2.- When can I use a 0603 capacitor and when I need to go with a bigger one?

Best regards

TimFox:
Capacitors have a maximum current as well as a maximum voltage.
To simplify, high Q gives a low ESR, with lower power dissipation for a given current.
You need to know either the manufacturer's current rating, or an estimate for power rating of the capacitor package, and calculate the RF current through the capacitor in your circuit.
In a resonant circuit used for power coupling, the current through the reactances may be larger than that delivered to the load ("circulating tank current").
+40 dBm = 10 W, so this is an important quantitative problem.

M0HZH:
You probably also need to design for output mismatches.

I use double the normal current as capacitor rating.

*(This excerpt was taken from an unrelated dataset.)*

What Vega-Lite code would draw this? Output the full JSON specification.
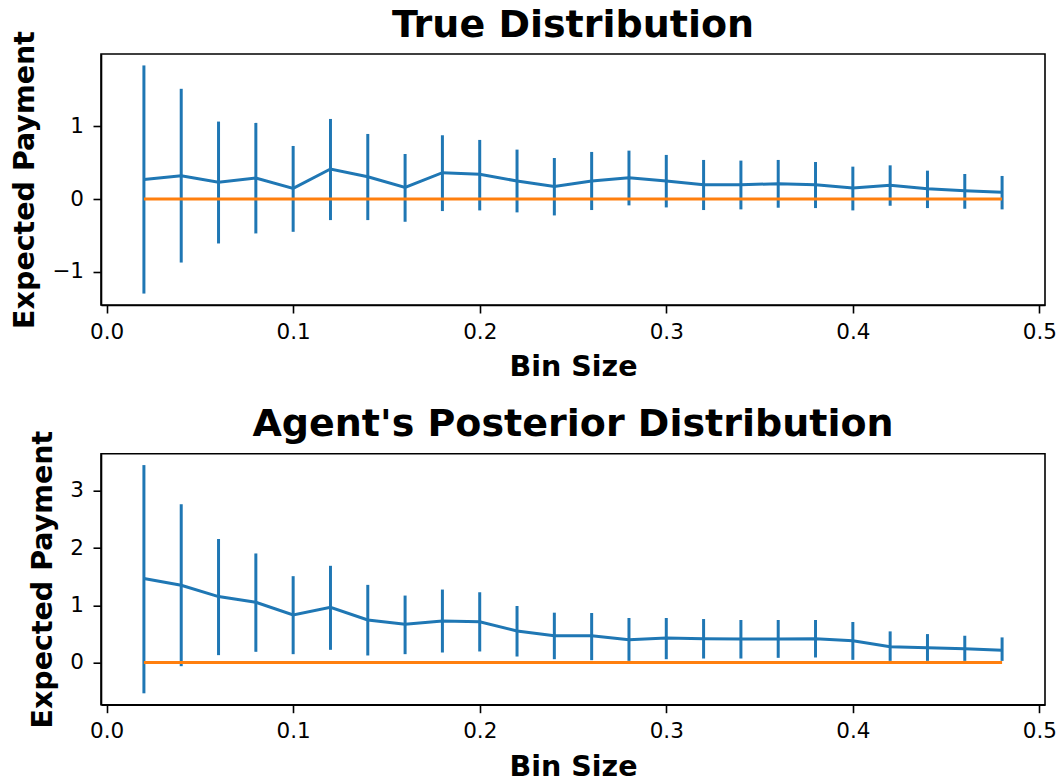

For +40dBm you would have about 365mA of current into 75ohm, so a capacitor rated for 800mA RF current or more should be all right.

At these power levels, I see 0805 being the most common capacitor size.

TimFox:
Actually, the current through the capacitor will be higher than the current delivered to the load for a resonant Pi network, where the network Q value can be chosen to be 10 or so.
The L network does not have that degree of freedom.
For 50 to 75 ohms, with a shunt capacitor on the 75 ohm side, the reactance will be roughly -j 106 ohms, so the current through the capacitor is slightly less than the current delivered to the 75 ohm load (same voltage).

Wallace Gasiewicz:
I would just use an approximate Toroid Transformer.